1. Take Advice With A Grain of Salt
Leave the peer pressure behind! We all have mentors, coaches, and varying resources we tap for help. That’s exactly what one should do to be great. Learn, test, adapt. However, peer influence/judgement is also the most common problem, especially with big-game hounds, that I have experienced. The dog always suffers, as the driving forces are other‘s opinions or expectations and not the individual development needs of the animal. Far too many folks react out of emotion or set false expectations in an effort to satisfy the judgment of someone else. Who cares what anyone thinks about your style or your motivations. Do you and make sure your doing it for the reasons that bring you joy and are in the best interest of your companion. If you are in it to impress others, then get into people training. It’s unfair to the dog.
2. Welcome The Mistakes – For You & Your Dog
I see so many people who get all flustered and even embarrassed if their dog makes a mistake. Most often, they never think back to all the evenings that they didn’t choose to spend with their dog, or the weekends they had little League games. They simply expect the animal to be what they want it to be. You get what you put into it and I truly feel that the only real deciding factor in ones success is the amount of time they spend with a dog. It is always more relevant than any trick or tactic and it shows, every time. The more mistakes I can expose, the more opportunity I have to help my pal through those.

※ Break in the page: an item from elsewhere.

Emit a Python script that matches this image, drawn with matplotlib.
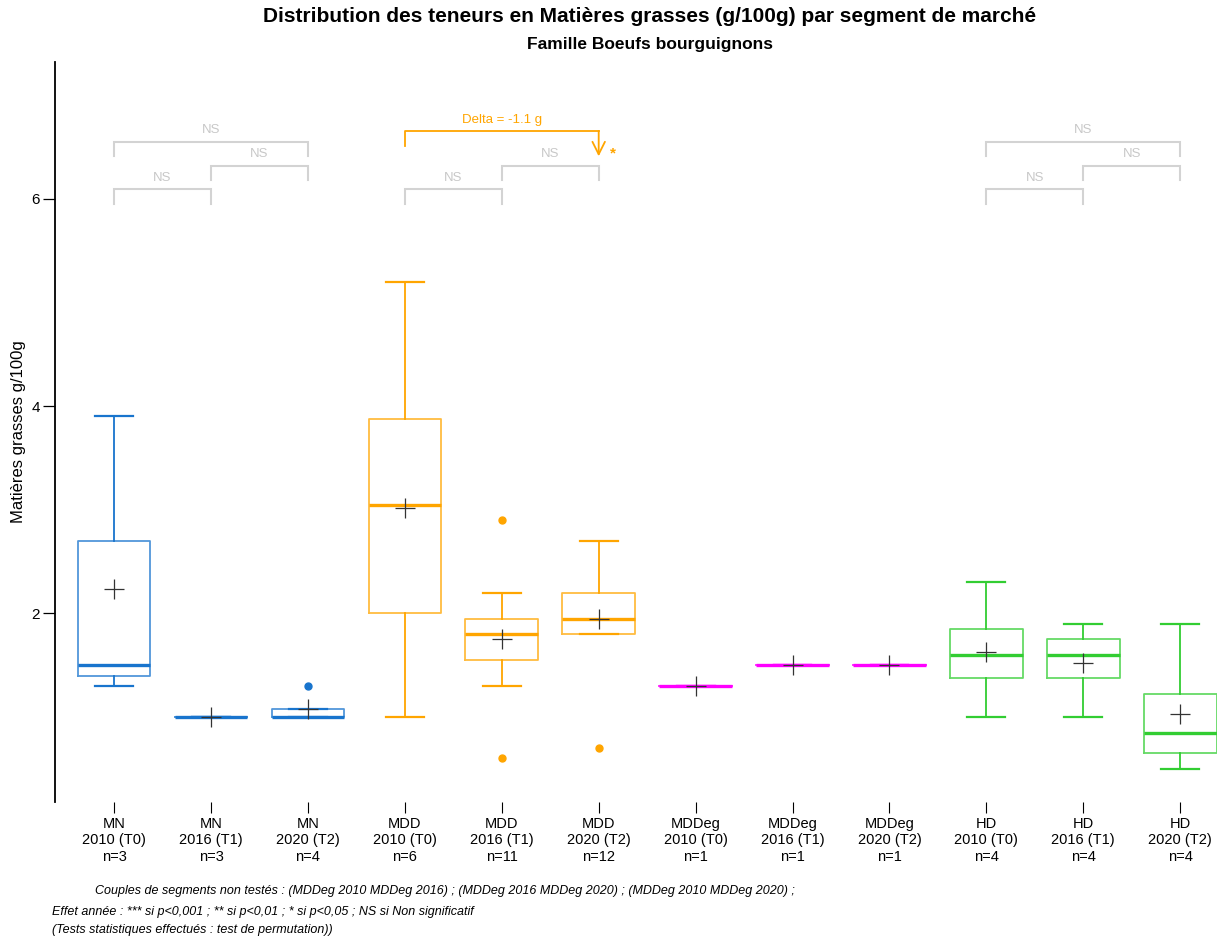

3. Don’t Forget to Celebrate Your Wins
Just like any working environment, if no one celebrates the wins and only acknowledges the failures…well, no one is gonna want to come to work, for fear of failure is the promoted form of self preservation. You will find that with dogs, setting them up for wins will equal much more progress than only correcting the mistakes. The more they win, the more they want to make those coinciding choices…again.
4. Start With The Work At Home
I see so many folks that take a puppy into the field for the first time and when they call it’s name, it doesn’t come. They look around at their friends and almost every time, start getting frustrated, make bad decisions based on emotions, and expect the dog to read their mind. If you haven’t taught the dog a command at home, in a more controlled environment, don’t expect them to naturally under pressures that you haven’t exposed them to yet. Just because you can afford an e-collar system, doesn’t mean that the dog knows what your asking; that’s your job.